JOB:
Copy every line from the material below that holds "chart".

########

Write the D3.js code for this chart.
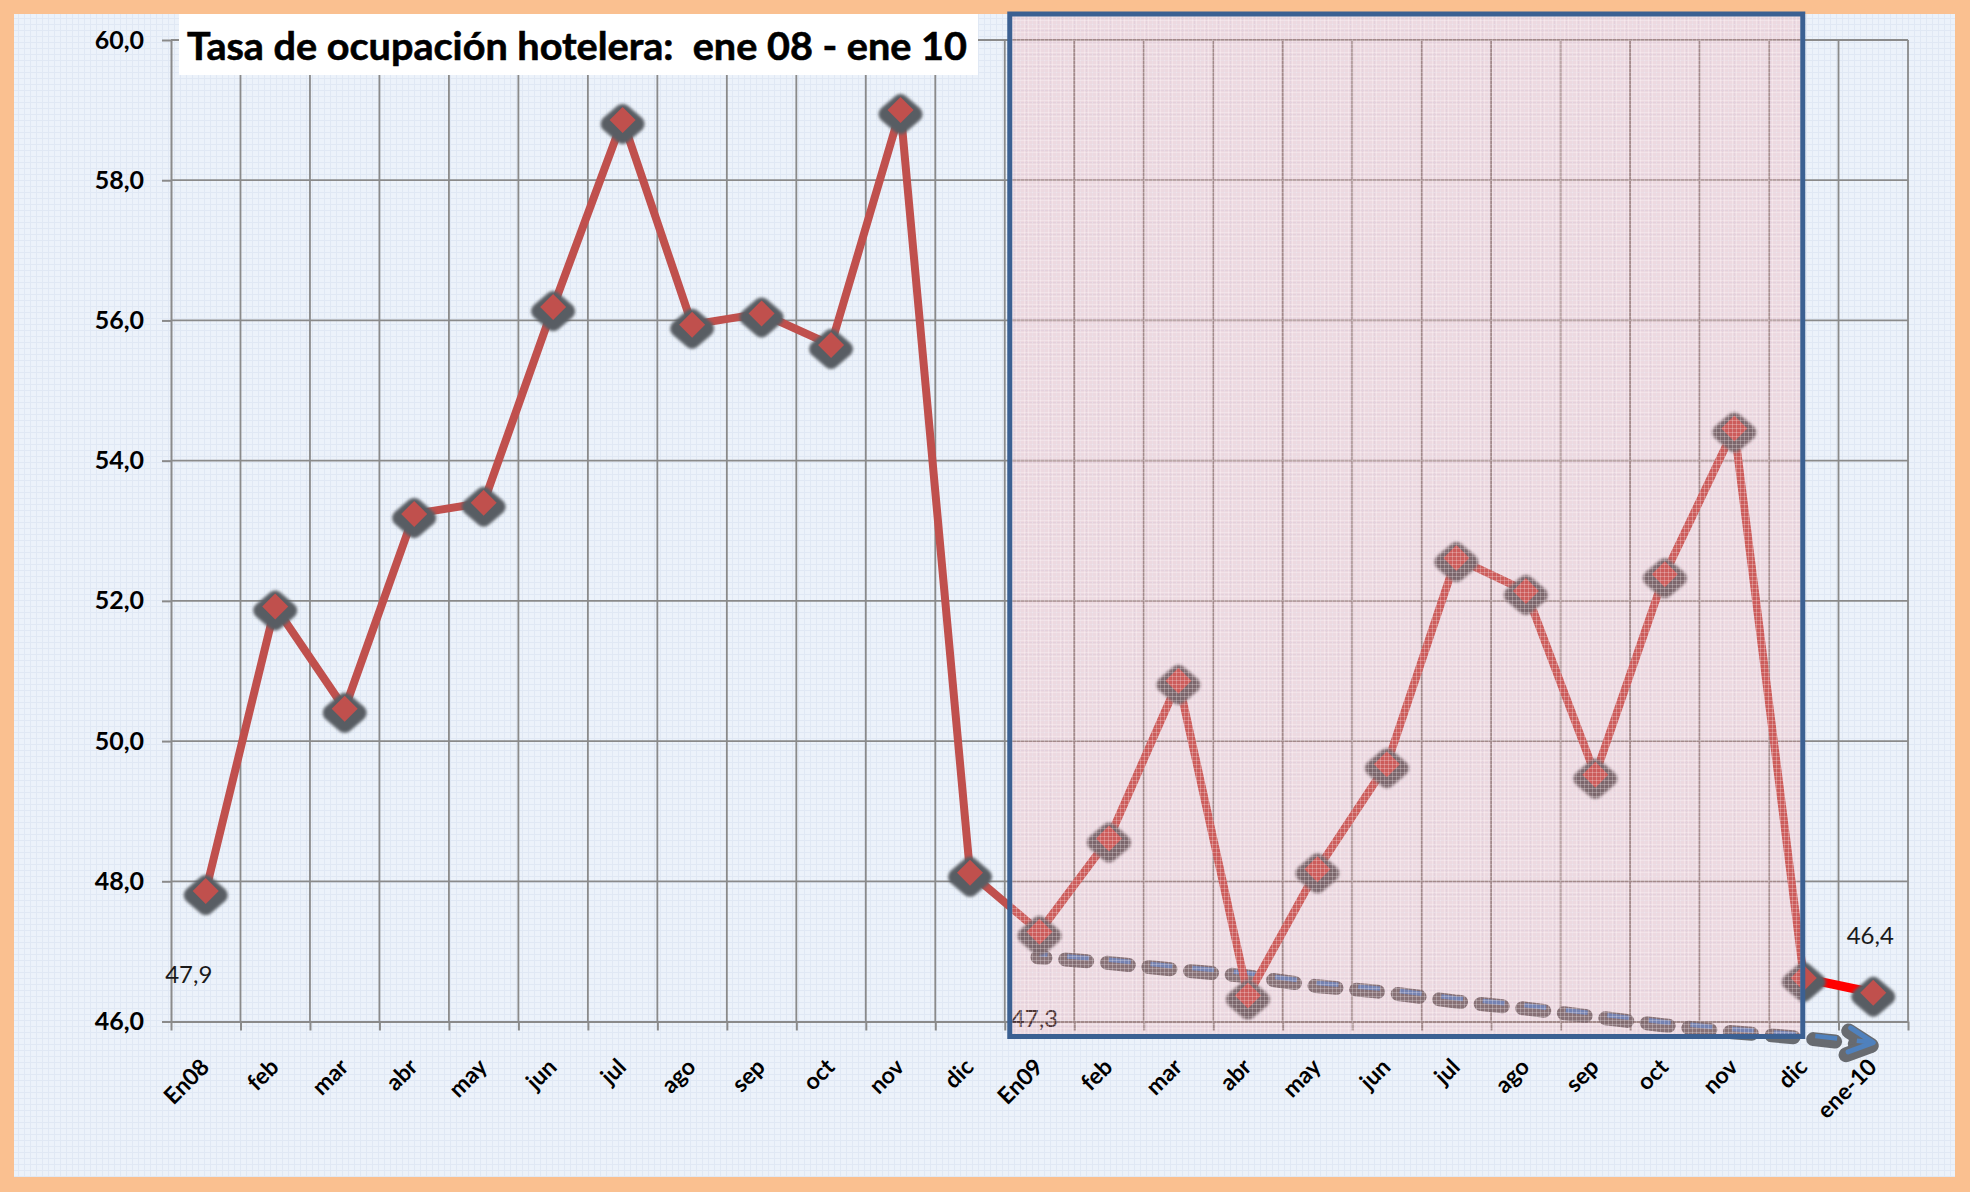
<!DOCTYPE html>
<html>
<head>
<meta charset="utf-8">
<script src="https://cdn.jsdelivr.net/npm/d3@7"></script>
<style>
  html, body { margin: 0; padding: 0; background: #fac090; }
  svg { display: block; }
</style>
</head>
<body>
<svg id="chart" width="1970" height="1192"></svg>
<script>
// categories (x axis)
const months = ["En08", "feb", "mar", "abr", "may", "jun", "jul", "ago", "sep", "oct", "nov", "dic",
  "En09", "feb", "mar", "abr", "may", "jun", "jul", "ago", "sep", "oct", "nov", "dic", "ene-10"];

// tasa de ocupación hotelera (%)
const occupancy = [47.86, 51.92, 50.46, 53.24, 53.40, 56.19, 58.86, 55.94, 56.10, 55.65, 59.00, 48.12,
  47.28, 48.61, 50.86, 46.37, 48.17, 49.67, 52.61, 52.14, 49.52, 52.38, 54.46, 46.62, 46.41];

// dashed trend arrow, from En09 to ene-10
const trendStart = 12;
const trend = [46.96, 46.88, 46.78, 46.69, 46.55, 46.46, 46.33, 46.23, 46.11, 45.99, 45.89, 45.81, 45.70];

const yTicks = [46, 48, 50, 52, 54, 56, 58, 60];
const labelIdx = [0, 12, 24];
const title = "Tasa de ocupación hotelera:  ene 08 - ene 10";

const es = d3.formatLocale({ decimal: ",", thousands: ".", grouping: [3], currency: ["", " €"] });
const fmt = es.format(".1f");

const width = 1970, height = 1192;
const panel = { x: 14, y: 14, w: 1941, h: 1163 };
const n = months.length;
const font = "Lato, 'Open Sans', sans-serif";

const x = d3.scaleLinear().domain([0, n]).range([171, 1908]);
const xc = (i) => x(i + 0.5);
const y = d3.scaleLinear().domain([46, 60]).range([1021.5, 40]);

const svg = d3.select("#chart");
const defs = svg.append("defs");

// background texture
const bgPat = defs.append("pattern").attr("id", "bg-pat")
  .attr("patternUnits", "userSpaceOnUse").attr("width", 6).attr("height", 6);
bgPat.append("rect").attr("width", 6).attr("height", 6).attr("fill", "#ecf2fa");
bgPat.append("path").attr("d", "M0 0.5H6M0.5 0V6").attr("stroke", "#e0e8f4").attr("stroke-width", 1);

// pink highlight texture
const pinkPat = defs.append("pattern").attr("id", "pink-pat")
  .attr("patternUnits", "userSpaceOnUse").attr("width", 4).attr("height", 4);
pinkPat.append("rect").attr("width", 4).attr("height", 4).attr("fill", "rgba(240,135,140,0.23)");
pinkPat.append("path").attr("d", "M0 0.5H4M0.5 0V4").attr("stroke", "rgba(255,255,255,0.25)").attr("stroke-width", 1);

const blur = defs.append("filter").attr("id", "soft")
  .attr("x", "-50%").attr("y", "-50%").attr("width", "200%").attr("height", "200%");
blur.append("feGaussianBlur").attr("stdDeviation", 1.6);
const blurLight = defs.append("filter").attr("id", "soft-light")
  .attr("x", "-10%").attr("y", "-50%").attr("width", "120%").attr("height", "200%");
blurLight.append("feGaussianBlur").attr("stdDeviation", 0.7);

// arrow heads for the trend
defs.append("marker").attr("id", "arrow-blue")
  .attr("markerUnits", "userSpaceOnUse").attr("orient", "auto")
  .attr("viewBox", "-30 -20 40 40").attr("markerWidth", 40).attr("markerHeight", 40)
  .attr("refX", 0).attr("refY", 0)
  .append("path").attr("d", "M-24,-12L0,0L-24,12")
  .attr("fill", "none").attr("stroke", "#4f81bd").attr("stroke-width", 5)
  .attr("stroke-linecap", "round").attr("stroke-linejoin", "round");
defs.append("marker").attr("id", "arrow-shadow")
  .attr("markerUnits", "userSpaceOnUse").attr("orient", "auto")
  .attr("viewBox", "-40 -30 60 60").attr("markerWidth", 60).attr("markerHeight", 60)
  .attr("refX", 0).attr("refY", 0)
  .append("path").attr("d", "M-24,-12L0,0L-24,12")
  .attr("fill", "none").attr("stroke", "#5a5d62").attr("stroke-width", 15)
  .attr("stroke-linecap", "round").attr("stroke-linejoin", "round");

// frame
svg.append("rect").attr("width", width).attr("height", height).attr("fill", "#fac090");
svg.append("rect")
  .attr("x", panel.x).attr("y", panel.y).attr("width", panel.w).attr("height", panel.h)
  .attr("fill", "url(#bg-pat)");

// grid
const grid = svg.append("g").attr("stroke", "#8a8a8a").attr("stroke-width", 1.8);
grid.selectAll(".hgrid").data(yTicks.slice(1)).enter().append("line")
  .attr("x1", x(0)).attr("x2", x(n)).attr("y1", (d) => y(d)).attr("y2", (d) => y(d));
grid.selectAll(".vgrid").data(d3.range(1, n + 1)).enter().append("line")
  .attr("x1", (d) => x(d)).attr("x2", (d) => x(d)).attr("y1", y(60)).attr("y2", y(46));

// axes
const xAxis = svg.append("g")
  .attr("transform", `translate(0,${y(46)})`)
  .call(d3.axisBottom(x).tickValues(d3.range(n + 1)).tickSize(9).tickSizeOuter(0).tickFormat(""));
const yAxis = svg.append("g")
  .attr("transform", `translate(${x(0)},0)`)
  .call(d3.axisLeft(y).tickValues(yTicks).tickSize(9).tickSizeOuter(0).tickPadding(18).tickFormat(fmt));
[xAxis, yAxis].forEach((g) => {
  g.selectAll("path, line").attr("stroke", "#8a8a8a").attr("stroke-width", 2);
});
yAxis.selectAll("text")
  .attr("font-family", font)
  .attr("font-weight", "bold").attr("font-size", 25).attr("fill", "#000");

// month labels, rotated
svg.append("g").selectAll("text").data(months).enter().append("text")
  .attr("transform", (d, i) => `translate(${xc(i) + 5},${y(46) + 47}) rotate(-45)`)
  .attr("text-anchor", "end")
  .attr("font-family", font)
  .attr("font-weight", "bold").attr("font-size", 23).attr("fill", "#000")
  .text((d) => d);

// title box
svg.append("rect").attr("x", 179).attr("y", 14).attr("width", 799).attr("height", 61).attr("fill", "#fff");
svg.append("text")
  .attr("x", 187).attr("y", 60)
  .attr("font-family", font)
  .attr("font-weight", "bold").attr("font-size", 39).attr("fill", "#000")
  .attr("stroke", "#000").attr("stroke-width", 0.6)
  .attr("textLength", 780).attr("lengthAdjust", "spacingAndGlyphs")
  .style("white-space", "pre")
  .text(title);

// data labels
const labelOffset = [[-17, 92], [-5, 95], [-3, -49]];
svg.append("g").selectAll("text").data(labelIdx).enter().append("text")
  .attr("x", (d, k) => xc(d) + labelOffset[k][0])
  .attr("y", (d, k) => y(occupancy[d]) + labelOffset[k][1])
  .attr("text-anchor", "middle")
  .attr("font-family", font)
  .attr("font-size", 24).attr("fill", "#1a1a1a")
  .text((d) => fmt(occupancy[d]));

// trend arrow (shadow + blue dashes)
const trendLine = d3.line().x((d, k) => xc(trendStart + k)).y((d) => y(d));
svg.append("path").datum(trend)
  .attr("d", trendLine)
  .attr("transform", "translate(-2,3)")
  .attr("fill", "none").attr("stroke", "#5a5d62").attr("stroke-width", 14)
  .attr("stroke-linecap", "round").attr("stroke-dasharray", "22 19.8").attr("stroke-dashoffset", 14)
  .attr("marker-end", "url(#arrow-shadow)")
  .attr("filter", "url(#soft-light)").attr("opacity", 0.9);
svg.append("path").datum(trend)
  .attr("d", trendLine)
  .attr("fill", "none").attr("stroke", "#4f81bd").attr("stroke-width", 4.5)
  .attr("stroke-dasharray", "22 19.8").attr("stroke-dashoffset", 14)
  .attr("marker-end", "url(#arrow-blue)");

// main series
const line = d3.line().x((d, i) => xc(i)).y((d) => y(d));
svg.append("path").datum(occupancy.slice(0, n - 1))
  .attr("d", line)
  .attr("fill", "none").attr("stroke", "#c0504d").attr("stroke-width", 8)
  .attr("stroke-linejoin", "round").attr("stroke-linecap", "round");
svg.append("path").datum(occupancy.slice(n - 2))
  .attr("d", d3.line().x((d, k) => xc(n - 2 + k)).y((d) => y(d)))
  .attr("fill", "none").attr("stroke", "#ff0000").attr("stroke-width", 9)
  .attr("stroke-linecap", "round");

// diamond markers with soft shadow
const markers = svg.append("g").selectAll("g").data(occupancy).enter().append("g")
  .attr("transform", (d, i) => `translate(${xc(i)},${y(d)})`);
markers.append("path")
  .attr("d", "M0,-12L14,0L0,12L-14,0Z")
  .attr("transform", "translate(0,4)")
  .attr("fill", "#595d63").attr("stroke", "#595d63").attr("stroke-width", 16)
  .attr("stroke-linejoin", "round").attr("filter", "url(#soft)");
markers.append("path")
  .attr("d", "M0,-13L13,0L0,13L-13,0Z")
  .attr("fill", "#c0504d");

// highlighted year 2009
svg.append("rect")
  .attr("x", x(trendStart) + 5).attr("y", panel.y)
  .attr("width", xc(n - 2) - 1 - (x(trendStart) + 5))
  .attr("height", y(46) + 15 - panel.y)
  .attr("fill", "url(#pink-pat)")
  .attr("stroke", "#3b6092").attr("stroke-width", 5);
</script>
</body>
</html>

########

SOLUTION:
Write the D3.js code for this chart.
<svg id="chart" width="1970" height="1192"></svg>
const svg = d3.select("#chart");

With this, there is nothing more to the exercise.